## Begin DATASET EXTRACT

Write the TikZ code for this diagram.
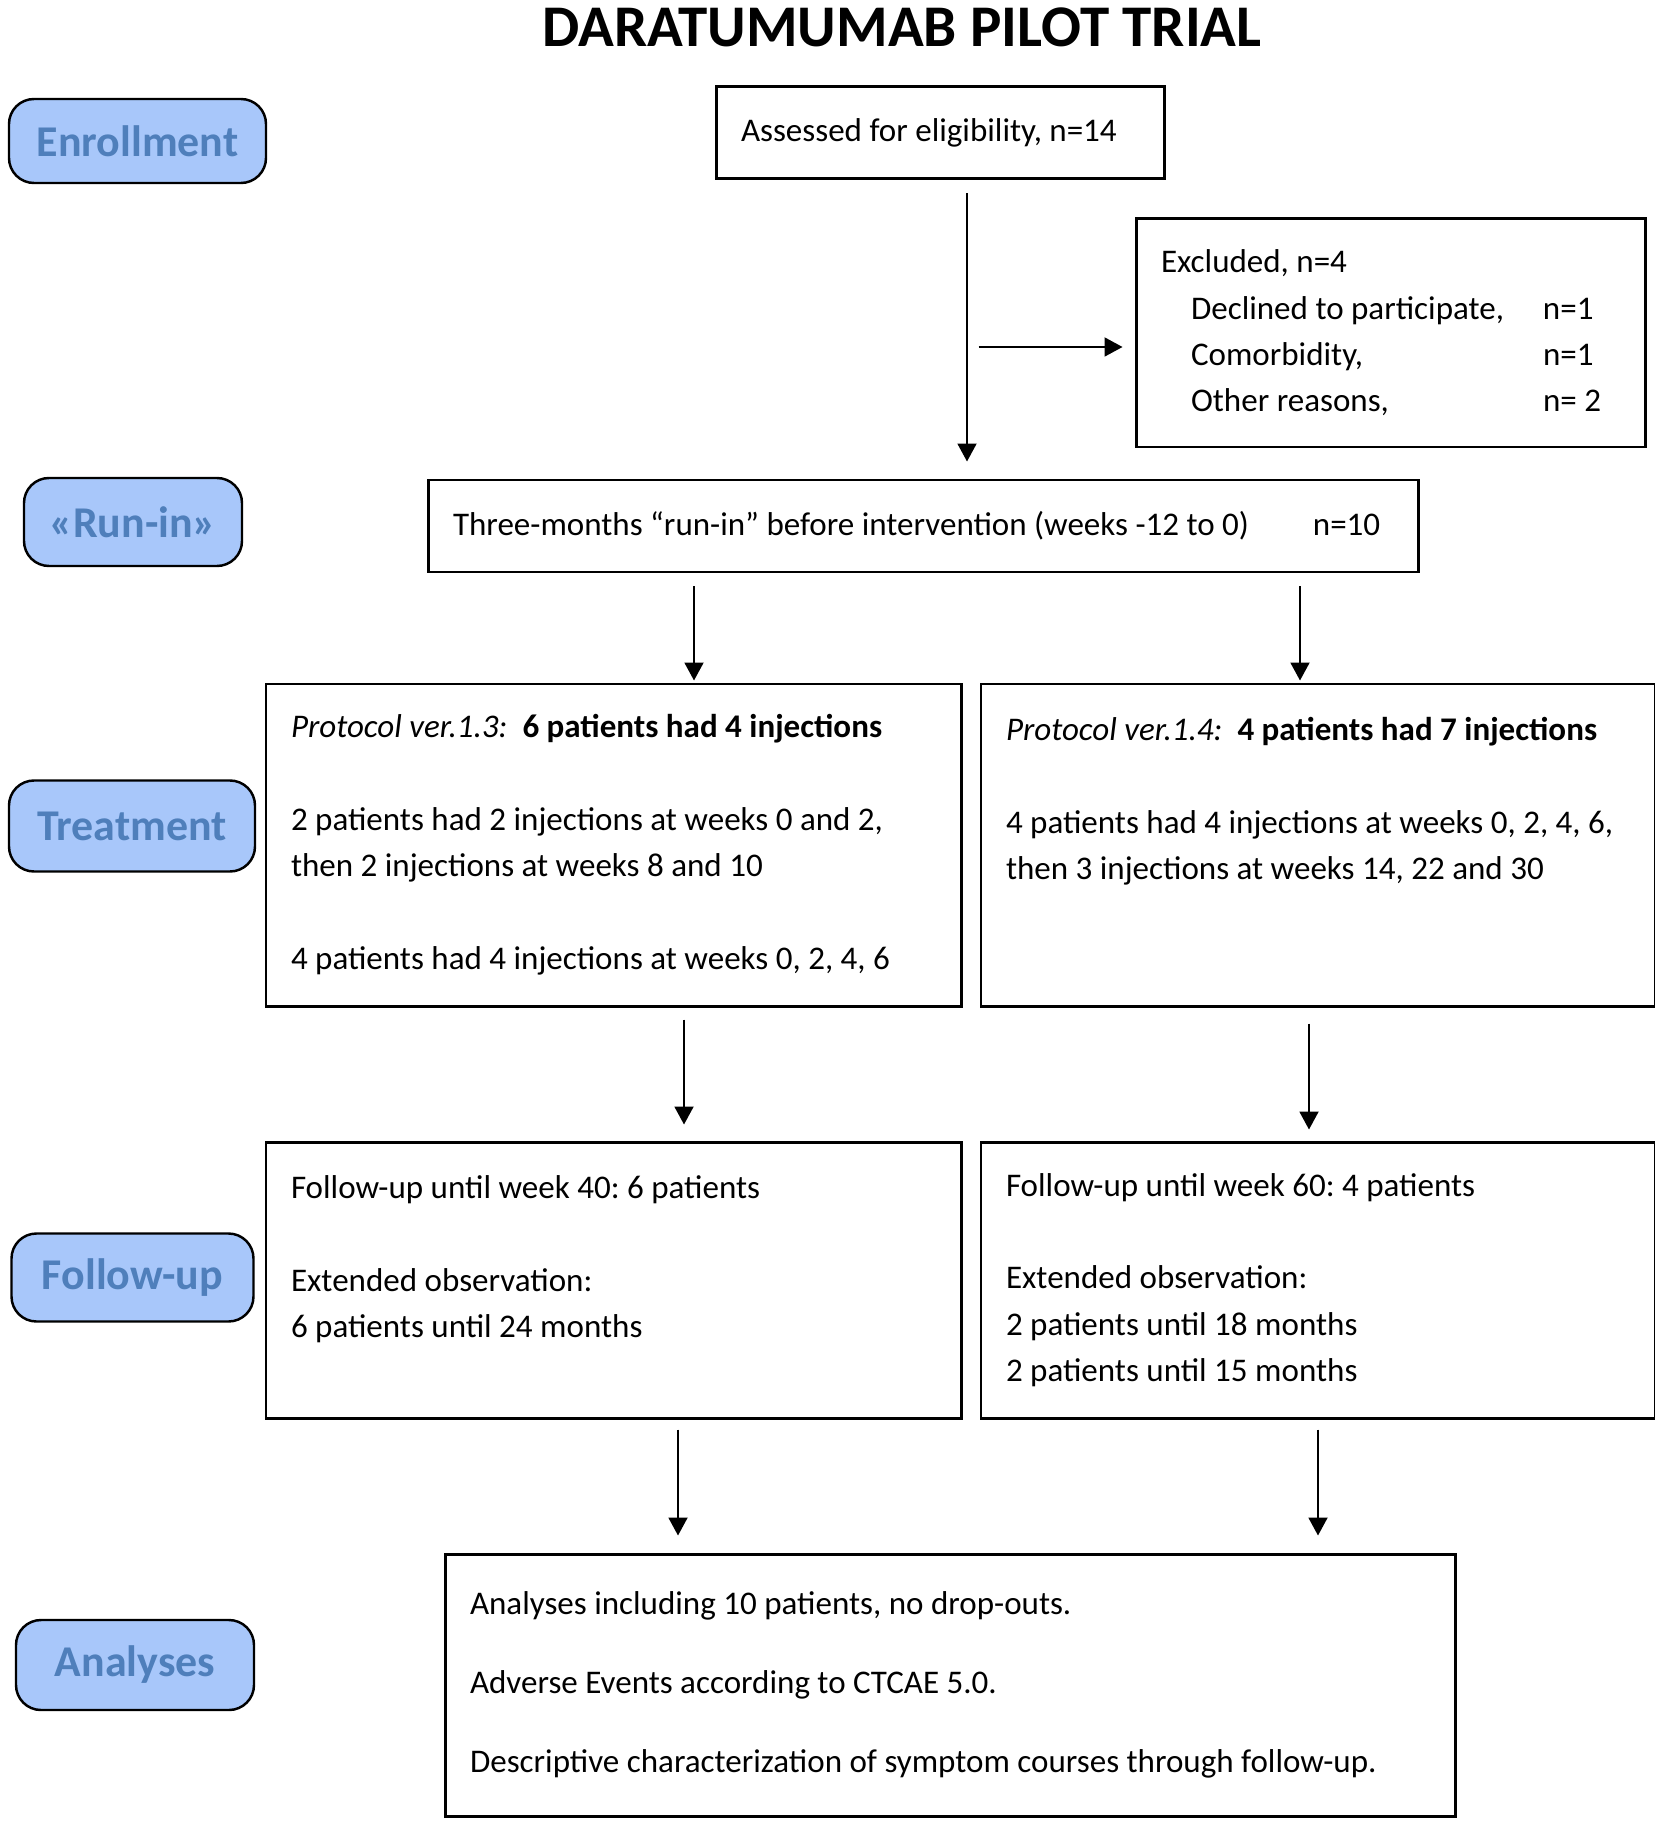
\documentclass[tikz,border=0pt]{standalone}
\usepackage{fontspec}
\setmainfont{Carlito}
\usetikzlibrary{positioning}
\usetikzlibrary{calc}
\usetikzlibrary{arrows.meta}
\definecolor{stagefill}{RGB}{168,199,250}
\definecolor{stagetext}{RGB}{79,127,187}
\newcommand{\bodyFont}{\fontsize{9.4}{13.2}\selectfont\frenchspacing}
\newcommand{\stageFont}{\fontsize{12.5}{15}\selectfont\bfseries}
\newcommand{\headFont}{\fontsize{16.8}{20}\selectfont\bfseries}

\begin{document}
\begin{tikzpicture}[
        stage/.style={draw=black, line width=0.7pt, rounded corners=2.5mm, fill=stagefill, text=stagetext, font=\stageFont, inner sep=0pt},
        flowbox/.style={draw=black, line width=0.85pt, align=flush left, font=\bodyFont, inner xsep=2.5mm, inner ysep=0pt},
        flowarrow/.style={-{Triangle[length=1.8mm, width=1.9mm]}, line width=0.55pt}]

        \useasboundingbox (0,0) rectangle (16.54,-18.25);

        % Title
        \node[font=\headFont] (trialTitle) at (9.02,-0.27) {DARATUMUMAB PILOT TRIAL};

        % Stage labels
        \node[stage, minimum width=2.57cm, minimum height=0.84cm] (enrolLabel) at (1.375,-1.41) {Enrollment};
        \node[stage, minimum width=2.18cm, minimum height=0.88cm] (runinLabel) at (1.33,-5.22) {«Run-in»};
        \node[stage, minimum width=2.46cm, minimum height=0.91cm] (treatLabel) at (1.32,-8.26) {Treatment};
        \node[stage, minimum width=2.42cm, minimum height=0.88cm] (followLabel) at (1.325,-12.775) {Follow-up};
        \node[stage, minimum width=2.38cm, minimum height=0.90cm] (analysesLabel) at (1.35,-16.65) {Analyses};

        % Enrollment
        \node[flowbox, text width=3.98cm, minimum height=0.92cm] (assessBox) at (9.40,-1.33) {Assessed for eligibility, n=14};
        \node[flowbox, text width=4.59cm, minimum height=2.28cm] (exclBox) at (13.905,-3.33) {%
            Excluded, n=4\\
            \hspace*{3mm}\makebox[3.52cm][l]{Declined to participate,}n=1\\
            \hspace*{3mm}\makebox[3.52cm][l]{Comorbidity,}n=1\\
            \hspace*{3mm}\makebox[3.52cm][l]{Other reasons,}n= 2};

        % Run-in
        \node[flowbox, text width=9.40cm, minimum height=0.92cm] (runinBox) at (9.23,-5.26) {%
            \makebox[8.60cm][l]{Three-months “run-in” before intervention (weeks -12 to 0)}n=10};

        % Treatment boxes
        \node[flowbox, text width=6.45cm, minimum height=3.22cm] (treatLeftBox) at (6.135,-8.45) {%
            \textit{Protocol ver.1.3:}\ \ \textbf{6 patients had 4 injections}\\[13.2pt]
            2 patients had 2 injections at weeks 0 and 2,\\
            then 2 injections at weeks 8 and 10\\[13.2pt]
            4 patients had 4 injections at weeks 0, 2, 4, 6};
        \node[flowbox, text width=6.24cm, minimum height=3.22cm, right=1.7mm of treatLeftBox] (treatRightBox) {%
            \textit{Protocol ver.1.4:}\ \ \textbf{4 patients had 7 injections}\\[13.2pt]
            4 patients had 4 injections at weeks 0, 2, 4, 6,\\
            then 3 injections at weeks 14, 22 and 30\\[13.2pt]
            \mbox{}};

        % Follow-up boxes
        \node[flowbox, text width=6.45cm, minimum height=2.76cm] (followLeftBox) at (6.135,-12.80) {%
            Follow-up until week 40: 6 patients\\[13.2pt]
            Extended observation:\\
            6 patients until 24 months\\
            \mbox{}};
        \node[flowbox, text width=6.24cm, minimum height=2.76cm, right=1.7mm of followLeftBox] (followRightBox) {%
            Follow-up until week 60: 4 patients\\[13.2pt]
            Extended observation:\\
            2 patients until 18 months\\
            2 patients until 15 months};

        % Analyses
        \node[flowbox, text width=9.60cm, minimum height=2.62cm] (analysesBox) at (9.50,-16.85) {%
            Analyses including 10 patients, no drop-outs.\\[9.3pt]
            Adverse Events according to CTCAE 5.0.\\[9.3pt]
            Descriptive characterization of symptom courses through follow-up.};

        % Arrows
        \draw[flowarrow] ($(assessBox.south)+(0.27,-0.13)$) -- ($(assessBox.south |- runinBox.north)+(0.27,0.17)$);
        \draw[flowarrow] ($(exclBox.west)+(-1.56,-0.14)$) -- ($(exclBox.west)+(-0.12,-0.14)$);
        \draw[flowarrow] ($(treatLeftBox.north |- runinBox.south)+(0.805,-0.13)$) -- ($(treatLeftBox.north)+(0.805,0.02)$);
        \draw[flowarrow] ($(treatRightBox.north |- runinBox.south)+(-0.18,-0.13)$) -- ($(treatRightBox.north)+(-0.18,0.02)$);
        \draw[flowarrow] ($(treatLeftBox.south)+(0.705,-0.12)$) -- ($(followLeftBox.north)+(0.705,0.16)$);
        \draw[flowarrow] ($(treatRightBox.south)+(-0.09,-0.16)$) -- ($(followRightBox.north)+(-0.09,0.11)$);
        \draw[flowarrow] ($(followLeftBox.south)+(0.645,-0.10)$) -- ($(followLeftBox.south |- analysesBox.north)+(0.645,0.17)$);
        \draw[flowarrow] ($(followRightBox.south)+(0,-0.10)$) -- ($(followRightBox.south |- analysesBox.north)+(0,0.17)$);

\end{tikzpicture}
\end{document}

## End DATASET EXTRACT

• INSTRUCTION:
Repeat the lines of the listing above verbatim, beginning at its first line and ending at the line containing "before intervention (weeks", which is included. Omit pictures.

• EXERCISE SOLUTION:
Write the TikZ code for this diagram.
\documentclass[tikz,border=0pt]{standalone}
\usepackage{fontspec}
\setmainfont{Carlito}
\usetikzlibrary{positioning}
\usetikzlibrary{calc}
\usetikzlibrary{arrows.meta}
\definecolor{stagefill}{RGB}{168,199,250}
\definecolor{stagetext}{RGB}{79,127,187}
\newcommand{\bodyFont}{\fontsize{9.4}{13.2}\selectfont\frenchspacing}
\newcommand{\stageFont}{\fontsize{12.5}{15}\selectfont\bfseries}
\newcommand{\headFont}{\fontsize{16.8}{20}\selectfont\bfseries}

\begin{document}
\begin{tikzpicture}[
        stage/.style={draw=black, line width=0.7pt, rounded corners=2.5mm, fill=stagefill, text=stagetext, font=\stageFont, inner sep=0pt},
        flowbox/.style={draw=black, line width=0.85pt, align=flush left, font=\bodyFont, inner xsep=2.5mm, inner ysep=0pt},
        flowarrow/.style={-{Triangle[length=1.8mm, width=1.9mm]}, line width=0.55pt}]

        \useasboundingbox (0,0) rectangle (16.54,-18.25);

        % Title
        \node[font=\headFont] (trialTitle) at (9.02,-0.27) {DARATUMUMAB PILOT TRIAL};

        % Stage labels
        \node[stage, minimum width=2.57cm, minimum height=0.84cm] (enrolLabel) at (1.375,-1.41) {Enrollment};
        \node[stage, minimum width=2.18cm, minimum height=0.88cm] (runinLabel) at (1.33,-5.22) {«Run-in»};
        \node[stage, minimum width=2.46cm, minimum height=0.91cm] (treatLabel) at (1.32,-8.26) {Treatment};
        \node[stage, minimum width=2.42cm, minimum height=0.88cm] (followLabel) at (1.325,-12.775) {Follow-up};
        \node[stage, minimum width=2.38cm, minimum height=0.90cm] (analysesLabel) at (1.35,-16.65) {Analyses};

        % Enrollment
        \node[flowbox, text width=3.98cm, minimum height=0.92cm] (assessBox) at (9.40,-1.33) {Assessed for eligibility, n=14};
        \node[flowbox, text width=4.59cm, minimum height=2.28cm] (exclBox) at (13.905,-3.33) {%
            Excluded, n=4\\
            \hspace*{3mm}\makebox[3.52cm][l]{Declined to participate,}n=1\\
            \hspace*{3mm}\makebox[3.52cm][l]{Comorbidity,}n=1\\
            \hspace*{3mm}\makebox[3.52cm][l]{Other reasons,}n= 2};

        % Run-in
        \node[flowbox, text width=9.40cm, minimum height=0.92cm] (runinBox) at (9.23,-5.26) {%
            \makebox[8.60cm][l]{Three-months “run-in” before intervention (weeks -12 to 0)}n=10};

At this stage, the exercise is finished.